* [Problem]
From the first line of the listing below to the line with "ax = fig.add_axes([0.152, 0.080, 0.805, 0.874])", print each line exactly, and nothing more. Leave out the pictures.

* [Supplied material]
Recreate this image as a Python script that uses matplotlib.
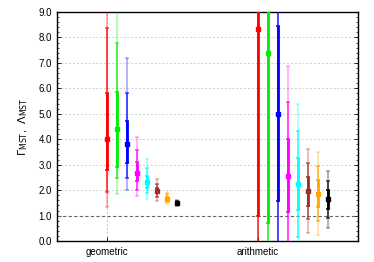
#!/usr/bin/env python3
"""
Nested percentile error bars of Gamma_MST / Lambda_MST for geometric and arithmetic means.
"""

import matplotlib
matplotlib.use("Agg")
import matplotlib.pyplot as plt
from matplotlib.ticker import MultipleLocator, FormatStrFormatter

plt.rcParams['font.family'] = ['Liberation Sans', 'DejaVu Sans']

categories = ["geometric", "arithmetic"]
colors = ["#ff0000", "#00ee00", "#0000ff", "#ff00ff", "#00ffff", "#a52a2a", "#ffa500", "#000000"]

# per series: outer_lo, mid_lo, inner_lo, median, inner_hi, mid_hi, outer_hi
geometric = [
    [1.34, 1.93, 2.79, 4.01, 5.82, 8.38, 12.0],
    [1.85, 2.47, 2.92, 4.41, 5.86, 7.80, 11.0],
    [2.01, 2.47, 3.08, 3.82, 4.71, 5.83, 7.21],
    [1.76, 2.01, 2.35, 2.69, 3.10, 3.56, 4.09],
    [1.67, 1.87, 2.07, 2.32, 2.57, 2.89, 3.23],
    [1.57, 1.72, 1.87, 1.97, 2.08, 2.25, 2.43],
    [1.45, 1.52, 1.58, 1.65, 1.75, 1.83, 1.92],
    [1.38, 1.42, 1.45, 1.50, 1.54, 1.58, 1.62],
]
arithmetic = [
    [-13.0, -6.0, 0.98, 8.34, 15.0, 22.0, 30.0],
    [-12.0, -5.9, 0.72, 7.38, 14.0, 20.0, 27.0],
    [-5.3, -1.9, 1.59, 5.01, 8.46, 11.9, 15.4],
    [-1.75, -0.31, 1.13, 2.57, 4.00, 5.45, 6.89],
    [-0.87, 0.17, 1.22, 2.24, 3.28, 4.31, 5.38],
    [0.30, 0.86, 1.39, 1.95, 2.50, 3.05, 3.61],
    [0.22, 0.78, 1.32, 1.86, 2.39, 2.96, 3.49],
    [0.53, 0.89, 1.26, 1.64, 1.99, 2.37, 2.74],
]

fig = plt.figure(figsize=(3.74, 2.62), dpi=100)
ax = fig.add_axes([0.152, 0.080, 0.805, 0.874])

offset = 0.066
for j, data in enumerate([geometric, arithmetic]):
    for i, row in enumerate(data):
        x = j + 1 + i * offset
        c = colors[i]
        olo, mlo, ilo, med, ihi, mhi, ohi = row
        levels = [(olo, ohi, 0.35, 1.2), (mlo, mhi, 0.7, 1.2), (ilo, ihi, 1.0, 2.0)]
        for lo, hi, a, lw in levels:
            ax.errorbar([x], [med], yerr=[[med - lo], [hi - med]], fmt='none',
                        ecolor=c, elinewidth=lw, capsize=1.3, capthick=1.1,
                        alpha=a, zorder=3)
        ax.plot([x], [med], 's', color=c, markersize=2.5, zorder=4)

ax.axhline(1.0, color='#666666', lw=0.8, ls=(0, (3, 2)), zorder=2)
for yv in range(1, 10):
    if yv != 1:
        ax.axhline(yv, color='#d0d0d0', lw=0.7, ls=(0, (2, 2)), zorder=1)
for xv in [1, 2]:
    ax.axvline(xv, color='#c0c0c0', lw=0.7, ls=(0, (2, 2)), zorder=1)

ax.set_xlim(0.669, 2.662)
ax.set_ylim(0, 9)
ax.set_xticks([1, 2])
ax.set_xticklabels(categories, fontsize=7)
ax.yaxis.set_major_locator(MultipleLocator(1.0))
ax.yaxis.set_minor_locator(MultipleLocator(0.2))
ax.yaxis.set_major_formatter(FormatStrFormatter('%.1f'))
ax.tick_params(axis='y', which='both', direction='in', right=True, labelsize=7)
ax.tick_params(axis='y', which='major', length=3, width=0.6)
ax.tick_params(axis='y', which='minor', length=1.5, width=0.5)
ax.tick_params(axis='x', direction='in', length=3, width=0.6, pad=4)
for s in ax.spines.values():
    s.set_linewidth(1.0)

ax.set_ylabel(r'$\Gamma_{\mathsf{MST}}$,  $\Lambda_{\mathsf{MST}}$', fontsize=8, labelpad=6)

fig.savefig("out.png", dpi=100)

* [Result below]
Recreate this image as a Python script that uses matplotlib.
#!/usr/bin/env python3
"""
Nested percentile error bars of Gamma_MST / Lambda_MST for geometric and arithmetic means.
"""

import matplotlib
matplotlib.use("Agg")
import matplotlib.pyplot as plt
from matplotlib.ticker import MultipleLocator, FormatStrFormatter

plt.rcParams['font.family'] = ['Liberation Sans', 'DejaVu Sans']

categories = ["geometric", "arithmetic"]
colors = ["#ff0000", "#00ee00", "#0000ff", "#ff00ff", "#00ffff", "#a52a2a", "#ffa500", "#000000"]

# per series: outer_lo, mid_lo, inner_lo, median, inner_hi, mid_hi, outer_hi
geometric = [
    [1.34, 1.93, 2.79, 4.01, 5.82, 8.38, 12.0],
    [1.85, 2.47, 2.92, 4.41, 5.86, 7.80, 11.0],
    [2.01, 2.47, 3.08, 3.82, 4.71, 5.83, 7.21],
    [1.76, 2.01, 2.35, 2.69, 3.10, 3.56, 4.09],
    [1.67, 1.87, 2.07, 2.32, 2.57, 2.89, 3.23],
    [1.57, 1.72, 1.87, 1.97, 2.08, 2.25, 2.43],
    [1.45, 1.52, 1.58, 1.65, 1.75, 1.83, 1.92],
    [1.38, 1.42, 1.45, 1.50, 1.54, 1.58, 1.62],
]
arithmetic = [
    [-13.0, -6.0, 0.98, 8.34, 15.0, 22.0, 30.0],
    [-12.0, -5.9, 0.72, 7.38, 14.0, 20.0, 27.0],
    [-5.3, -1.9, 1.59, 5.01, 8.46, 11.9, 15.4],
    [-1.75, -0.31, 1.13, 2.57, 4.00, 5.45, 6.89],
    [-0.87, 0.17, 1.22, 2.24, 3.28, 4.31, 5.38],
    [0.30, 0.86, 1.39, 1.95, 2.50, 3.05, 3.61],
    [0.22, 0.78, 1.32, 1.86, 2.39, 2.96, 3.49],
    [0.53, 0.89, 1.26, 1.64, 1.99, 2.37, 2.74],
]

fig = plt.figure(figsize=(3.74, 2.62), dpi=100)
ax = fig.add_axes([0.152, 0.080, 0.805, 0.874])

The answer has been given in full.